*Set task:*
Up to and including the line with "v_in = [0.0, 3.33, 3.33, 0.0, 0.0]", write out the listing from its first line, minus the pictures.

*Source data:*

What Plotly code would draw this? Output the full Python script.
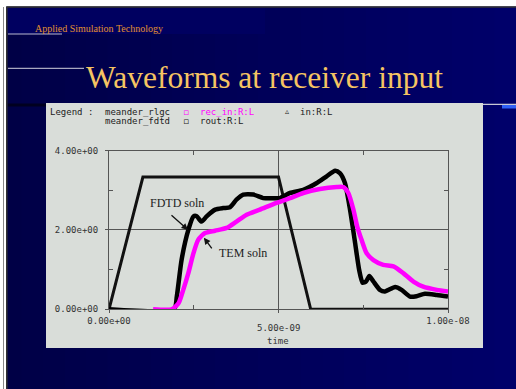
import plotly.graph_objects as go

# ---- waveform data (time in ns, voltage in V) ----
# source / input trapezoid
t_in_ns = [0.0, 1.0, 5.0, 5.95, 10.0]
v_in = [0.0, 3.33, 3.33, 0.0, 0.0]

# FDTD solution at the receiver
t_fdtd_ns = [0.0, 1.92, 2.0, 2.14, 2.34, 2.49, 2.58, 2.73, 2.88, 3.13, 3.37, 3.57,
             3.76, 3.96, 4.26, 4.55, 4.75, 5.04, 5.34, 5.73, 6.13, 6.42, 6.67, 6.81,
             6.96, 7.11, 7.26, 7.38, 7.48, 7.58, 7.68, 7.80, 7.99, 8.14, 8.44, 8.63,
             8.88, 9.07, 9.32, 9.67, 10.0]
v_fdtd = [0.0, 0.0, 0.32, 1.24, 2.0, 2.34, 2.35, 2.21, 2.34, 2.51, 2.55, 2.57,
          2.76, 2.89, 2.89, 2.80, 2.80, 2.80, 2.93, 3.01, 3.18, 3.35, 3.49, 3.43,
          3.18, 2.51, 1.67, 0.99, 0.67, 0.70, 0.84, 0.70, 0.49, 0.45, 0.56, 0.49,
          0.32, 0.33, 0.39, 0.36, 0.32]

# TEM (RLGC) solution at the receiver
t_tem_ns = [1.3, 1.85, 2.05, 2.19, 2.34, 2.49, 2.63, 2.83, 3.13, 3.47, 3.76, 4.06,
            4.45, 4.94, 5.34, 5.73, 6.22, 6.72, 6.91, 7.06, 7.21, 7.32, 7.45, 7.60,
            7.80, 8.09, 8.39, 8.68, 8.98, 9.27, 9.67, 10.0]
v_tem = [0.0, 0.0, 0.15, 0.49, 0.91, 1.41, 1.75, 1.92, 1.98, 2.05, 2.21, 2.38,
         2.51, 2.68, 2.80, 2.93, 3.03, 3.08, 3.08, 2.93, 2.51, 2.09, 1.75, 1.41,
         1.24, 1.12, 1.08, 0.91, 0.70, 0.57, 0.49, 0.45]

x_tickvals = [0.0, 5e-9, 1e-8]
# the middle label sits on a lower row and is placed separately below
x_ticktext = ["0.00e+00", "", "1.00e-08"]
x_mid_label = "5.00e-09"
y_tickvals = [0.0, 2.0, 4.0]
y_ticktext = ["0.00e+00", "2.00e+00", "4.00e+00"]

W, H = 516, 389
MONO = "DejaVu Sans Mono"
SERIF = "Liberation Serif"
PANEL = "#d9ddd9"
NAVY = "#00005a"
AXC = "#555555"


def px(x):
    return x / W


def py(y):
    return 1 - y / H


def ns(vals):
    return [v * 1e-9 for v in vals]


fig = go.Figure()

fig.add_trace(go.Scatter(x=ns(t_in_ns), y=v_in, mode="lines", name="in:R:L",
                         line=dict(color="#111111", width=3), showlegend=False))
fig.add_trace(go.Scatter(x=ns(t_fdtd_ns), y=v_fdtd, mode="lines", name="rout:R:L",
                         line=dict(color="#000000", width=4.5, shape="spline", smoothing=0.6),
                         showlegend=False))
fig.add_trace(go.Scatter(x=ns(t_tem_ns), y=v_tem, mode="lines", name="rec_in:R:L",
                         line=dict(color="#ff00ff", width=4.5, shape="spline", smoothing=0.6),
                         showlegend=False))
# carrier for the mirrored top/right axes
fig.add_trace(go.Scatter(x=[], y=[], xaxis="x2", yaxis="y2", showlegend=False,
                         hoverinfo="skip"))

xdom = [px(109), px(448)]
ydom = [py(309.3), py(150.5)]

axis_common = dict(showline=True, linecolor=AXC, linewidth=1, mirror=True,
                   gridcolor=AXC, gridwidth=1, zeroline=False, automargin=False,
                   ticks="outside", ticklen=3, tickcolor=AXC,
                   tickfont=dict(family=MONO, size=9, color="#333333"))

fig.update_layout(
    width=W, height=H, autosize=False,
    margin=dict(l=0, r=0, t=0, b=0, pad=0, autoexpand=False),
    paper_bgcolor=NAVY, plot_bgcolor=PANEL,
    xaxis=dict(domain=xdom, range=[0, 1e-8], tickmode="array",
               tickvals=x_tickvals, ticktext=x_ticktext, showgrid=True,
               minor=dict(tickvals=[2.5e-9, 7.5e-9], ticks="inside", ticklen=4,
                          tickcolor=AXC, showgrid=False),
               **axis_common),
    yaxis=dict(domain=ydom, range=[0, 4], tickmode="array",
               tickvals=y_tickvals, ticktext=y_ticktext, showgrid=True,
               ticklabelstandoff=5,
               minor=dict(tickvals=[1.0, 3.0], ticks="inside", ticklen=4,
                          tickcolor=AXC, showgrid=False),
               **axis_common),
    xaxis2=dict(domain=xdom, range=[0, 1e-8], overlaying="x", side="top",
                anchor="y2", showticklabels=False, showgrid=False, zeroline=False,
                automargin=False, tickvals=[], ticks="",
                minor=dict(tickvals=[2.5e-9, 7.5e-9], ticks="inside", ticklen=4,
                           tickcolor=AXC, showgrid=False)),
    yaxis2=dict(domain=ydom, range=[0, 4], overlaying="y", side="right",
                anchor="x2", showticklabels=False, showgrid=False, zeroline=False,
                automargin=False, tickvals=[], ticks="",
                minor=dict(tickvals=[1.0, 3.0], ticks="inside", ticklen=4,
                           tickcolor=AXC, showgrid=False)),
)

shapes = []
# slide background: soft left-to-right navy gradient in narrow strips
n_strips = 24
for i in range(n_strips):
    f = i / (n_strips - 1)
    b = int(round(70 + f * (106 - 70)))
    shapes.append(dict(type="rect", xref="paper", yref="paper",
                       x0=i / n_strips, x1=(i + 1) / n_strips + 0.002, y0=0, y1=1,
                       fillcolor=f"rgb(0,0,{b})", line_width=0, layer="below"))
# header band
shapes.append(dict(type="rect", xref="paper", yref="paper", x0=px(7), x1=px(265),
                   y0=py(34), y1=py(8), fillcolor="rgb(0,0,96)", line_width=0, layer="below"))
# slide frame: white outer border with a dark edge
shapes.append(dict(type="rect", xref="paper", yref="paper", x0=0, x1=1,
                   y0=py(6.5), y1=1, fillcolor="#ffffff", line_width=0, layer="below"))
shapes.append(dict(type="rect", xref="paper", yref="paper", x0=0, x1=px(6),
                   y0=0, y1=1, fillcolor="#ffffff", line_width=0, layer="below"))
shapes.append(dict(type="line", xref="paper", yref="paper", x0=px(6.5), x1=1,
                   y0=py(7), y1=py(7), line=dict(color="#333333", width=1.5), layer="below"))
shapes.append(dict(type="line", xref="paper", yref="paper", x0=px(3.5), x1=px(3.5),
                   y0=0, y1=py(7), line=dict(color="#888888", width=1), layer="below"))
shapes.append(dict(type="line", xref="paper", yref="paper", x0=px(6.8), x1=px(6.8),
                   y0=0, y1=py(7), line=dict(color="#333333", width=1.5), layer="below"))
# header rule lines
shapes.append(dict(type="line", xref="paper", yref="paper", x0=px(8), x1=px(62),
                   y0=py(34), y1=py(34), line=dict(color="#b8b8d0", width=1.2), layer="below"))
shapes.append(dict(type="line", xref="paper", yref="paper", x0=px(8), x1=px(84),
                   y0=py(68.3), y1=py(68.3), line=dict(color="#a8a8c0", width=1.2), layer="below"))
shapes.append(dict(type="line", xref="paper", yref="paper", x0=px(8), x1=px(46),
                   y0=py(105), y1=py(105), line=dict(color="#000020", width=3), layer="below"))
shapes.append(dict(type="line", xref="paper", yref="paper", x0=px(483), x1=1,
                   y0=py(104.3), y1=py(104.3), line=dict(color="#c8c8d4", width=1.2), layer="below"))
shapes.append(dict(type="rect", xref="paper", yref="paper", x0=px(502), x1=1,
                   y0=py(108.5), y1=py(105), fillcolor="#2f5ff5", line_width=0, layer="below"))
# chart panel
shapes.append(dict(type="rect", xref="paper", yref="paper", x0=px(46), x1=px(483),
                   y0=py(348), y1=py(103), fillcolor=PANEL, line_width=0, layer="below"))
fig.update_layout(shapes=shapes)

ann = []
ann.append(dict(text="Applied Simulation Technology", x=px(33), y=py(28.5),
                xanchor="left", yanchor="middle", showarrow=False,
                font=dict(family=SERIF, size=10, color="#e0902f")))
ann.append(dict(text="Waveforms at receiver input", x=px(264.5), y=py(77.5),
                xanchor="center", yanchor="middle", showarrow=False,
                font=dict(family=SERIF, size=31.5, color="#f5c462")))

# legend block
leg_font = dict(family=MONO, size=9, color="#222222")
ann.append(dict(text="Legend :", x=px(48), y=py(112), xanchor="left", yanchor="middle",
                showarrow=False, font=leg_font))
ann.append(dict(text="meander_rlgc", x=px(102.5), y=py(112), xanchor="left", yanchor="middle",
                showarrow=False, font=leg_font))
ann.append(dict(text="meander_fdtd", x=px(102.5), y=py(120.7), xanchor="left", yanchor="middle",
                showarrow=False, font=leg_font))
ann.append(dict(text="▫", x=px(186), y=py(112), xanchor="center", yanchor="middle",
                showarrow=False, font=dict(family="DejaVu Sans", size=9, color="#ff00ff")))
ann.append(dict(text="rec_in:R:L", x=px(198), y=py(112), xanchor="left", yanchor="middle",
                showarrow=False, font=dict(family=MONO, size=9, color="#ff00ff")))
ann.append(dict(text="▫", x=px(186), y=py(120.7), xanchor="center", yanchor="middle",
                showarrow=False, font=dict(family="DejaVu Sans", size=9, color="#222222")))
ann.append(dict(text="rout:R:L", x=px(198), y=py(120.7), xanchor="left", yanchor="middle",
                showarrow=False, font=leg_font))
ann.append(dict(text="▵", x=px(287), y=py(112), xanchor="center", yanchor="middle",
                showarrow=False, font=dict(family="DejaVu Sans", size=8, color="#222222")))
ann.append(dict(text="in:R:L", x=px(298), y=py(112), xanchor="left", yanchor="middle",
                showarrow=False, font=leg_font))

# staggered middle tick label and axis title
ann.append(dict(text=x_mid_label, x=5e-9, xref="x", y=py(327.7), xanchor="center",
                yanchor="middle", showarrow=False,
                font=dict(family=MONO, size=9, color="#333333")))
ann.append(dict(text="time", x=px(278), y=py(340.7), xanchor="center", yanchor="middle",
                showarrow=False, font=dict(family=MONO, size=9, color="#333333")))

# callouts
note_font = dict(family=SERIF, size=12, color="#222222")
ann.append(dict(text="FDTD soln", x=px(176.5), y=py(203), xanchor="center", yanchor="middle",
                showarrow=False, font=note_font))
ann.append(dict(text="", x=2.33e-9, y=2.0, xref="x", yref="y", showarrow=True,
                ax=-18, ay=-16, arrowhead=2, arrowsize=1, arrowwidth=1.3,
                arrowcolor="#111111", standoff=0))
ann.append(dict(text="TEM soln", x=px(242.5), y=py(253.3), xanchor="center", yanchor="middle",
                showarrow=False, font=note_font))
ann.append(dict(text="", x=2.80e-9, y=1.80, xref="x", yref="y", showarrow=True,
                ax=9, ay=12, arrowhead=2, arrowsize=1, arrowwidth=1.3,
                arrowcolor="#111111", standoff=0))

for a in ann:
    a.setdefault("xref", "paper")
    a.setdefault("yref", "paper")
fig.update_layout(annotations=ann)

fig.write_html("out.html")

*Worked answer:*
What Plotly code would draw this? Output the full Python script.
import plotly.graph_objects as go

# ---- waveform data (time in ns, voltage in V) ----
# source / input trapezoid
t_in_ns = [0.0, 1.0, 5.0, 5.95, 10.0]
v_in = [0.0, 3.33, 3.33, 0.0, 0.0]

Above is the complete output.